Phentermine

An appetite suppressant, Phenteramine is often prescribed for obese patients at risk of heart disease. Phentermine has been around for years – it was first approved in America as long ago as 1959 – although scientists aren’t entirely sure how it works! The assumption is that it works on the centres in the brain that control appetite, and thus makes you feel less hungry.

Phentermine is a prescription only drug, and is usually used for short-term treatment – that is, less than 12 weeks. The reason it is used short term is that doctors believe that it loses its effectiveness as an appetite suppressant as the body adjusts to it. However, research has shown it to still be effective for up to 36 weeks.

Doctors typically reserve this medication for extremely obese individuals with risk factors for heart disease, and use it in combination with an appropriate programme of diet and exercise.

As with all medications caution needs to be shown if you are taking this. Do not combine it with other weight loss medications, and be aware that you should take it early in the day (before or after breakfast) in order to reduce the risk of insomnia.

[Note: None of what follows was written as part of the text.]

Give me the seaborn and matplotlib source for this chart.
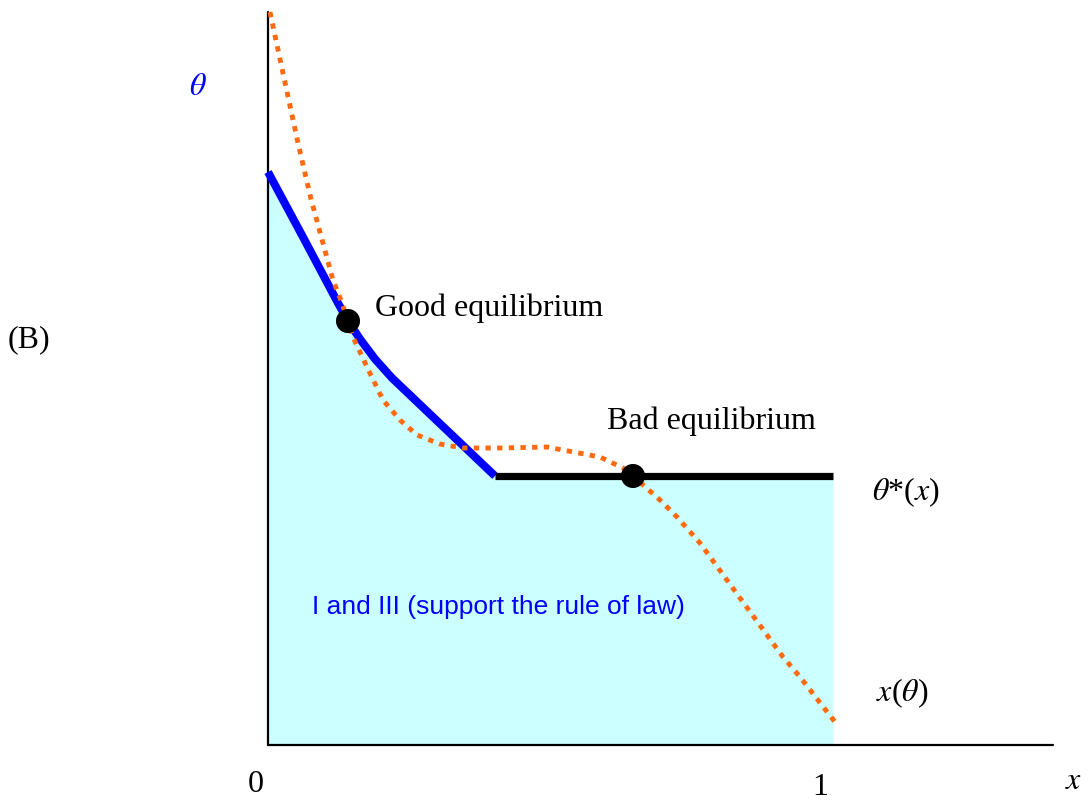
import numpy as np
import pandas as pd
import matplotlib
matplotlib.use("Agg")
import matplotlib.pyplot as plt
import seaborn as sns

# data: x is the share (0..1), theta in the same units
blue_x = [0.0, 0.0619, 0.1239, 0.1416, 0.1628, 0.1894, 0.2195, 0.4018]
blue_y = [1.0142, 0.8991, 0.7823, 0.7504, 0.7186, 0.6832, 0.6496, 0.4761]

flat_x = [0.4018, 1.0]
flat_y = [0.4761, 0.4761]

orange_x = [0.0035, 0.0265, 0.0531, 0.0761, 0.1150, 0.1310, 0.1504, 0.1752,
            0.2035, 0.2336, 0.2637, 0.3044, 0.3451, 0.4106, 0.4938, 0.5876,
            0.6283, 0.6460, 0.6938, 0.7239, 0.7646, 0.8354, 0.9115, 0.9416,
            0.9912, 1.0035]
orange_y = [1.2973, 1.1894, 1.0655, 0.9664, 0.8230, 0.7823, 0.7221, 0.6690,
            0.6106, 0.5752, 0.5487, 0.5327, 0.5257, 0.5257, 0.5274, 0.5097,
            0.4903, 0.4761, 0.4336, 0.4035, 0.3575, 0.2602, 0.1558, 0.1204,
            0.0566, 0.0407]

eq_x = [0.1416, 0.6460]
eq_y = [0.7504, 0.4761]
eq_labels = ["Good equilibrium", "Bad equilibrium"]

axis_top = 1.2973
axis_right = 1.3894

sns.set_style("white")
plt.rcParams["font.family"] = ["Liberation Serif", "DejaVu Serif"]
plt.rcParams["mathtext.fontset"] = "stix"
plt.rcParams["text.color"] = "black"

fig = plt.figure(figsize=(10.92, 8.02), dpi=100)
ax = fig.add_axes([0, 0, 1, 1])

# shaded region under the theta*(x) curve
fill_x = np.array(blue_x + flat_x[1:])
fill_y = np.array(blue_y + flat_y[1:])
ax.fill_between(fill_x, 0, fill_y, color="#CCFFFF", linewidth=0, zorder=1)

# axes
ax.plot([0, 0], [0, axis_top], color="black", lw=1.6, zorder=2)
ax.plot([0, axis_right], [0, 0], color="black", lw=1.6, zorder=2)

blue = pd.DataFrame({"x": blue_x, "y": blue_y})
flat = pd.DataFrame({"x": flat_x, "y": flat_y})
orange = pd.DataFrame({"x": orange_x, "y": orange_y})

sns.lineplot(data=blue, x="x", y="y", sort=False, estimator=None, ax=ax,
             color="#0000FF", lw=5.8, solid_capstyle="butt",
             solid_joinstyle="round", zorder=3)
sns.lineplot(data=flat, x="x", y="y", sort=False, estimator=None, ax=ax,
             color="black", lw=5.2, solid_capstyle="butt", zorder=3)
sns.lineplot(data=orange, x="x", y="y", sort=False, estimator=None, ax=ax,
             color="#FF6A10", lw=3.5, linestyle=(0, (1.1, 1.3)),
             dash_capstyle="butt", zorder=4)
sns.scatterplot(x=eq_x, y=eq_y, ax=ax, color="black", s=300,
                edgecolor="none", zorder=5)
ax.set_xlim(-0.4743, 1.4584)
ax.set_ylim(-0.1009, 1.3186)
ax.axis("off")

fs = 23
ax.text(0.1894, 0.7735, eq_labels[0], fontsize=fs, ha="left", va="center")
ax.text(0.600, 0.5735, eq_labels[1], fontsize=fs, ha="left", va="center")
ax.text(1.069, 0.4478, r"$\theta$*($x$)", fontsize=fs, ha="left", va="center")
ax.text(1.0761, 0.092, r"$x$($\theta$)", fontsize=fs, ha="left", va="center")
ax.text(-0.1239, 1.1646, r"$\theta$", fontsize=fs, color="#0000FF",
        ha="center", va="center")
ax.text(0.0779, 0.2442, "I and III (support the rule of law)",
        fontsize=19, color="#0000FF", family="Liberation Sans",
        ha="left", va="center")
ax.text(-0.4602, 0.7168, "(B)", fontsize=fs, ha="left", va="center")
ax.text(-0.0212, -0.0708, "0", fontsize=fs, ha="center", va="center")
ax.text(0.977, -0.0744, "1", fontsize=fs, ha="center", va="center")
ax.text(1.4265, -0.0655, r"$x$", fontsize=fs, ha="center", va="center")

fig.savefig("out.png", dpi=100)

Because of the way this drug works, it has various side effects. Closely related to amphetamines, it seems to stimulate the release of brain chemicals, which reduce sensations of hunger. It also stimulates your nervous system, which leads to a rise in both blood pressure and heart rate.

As a result people frequently experience side effects including mood swings, chest pain, tremors, irregular heartbeat, hallucinations, severe headaches, and seizures.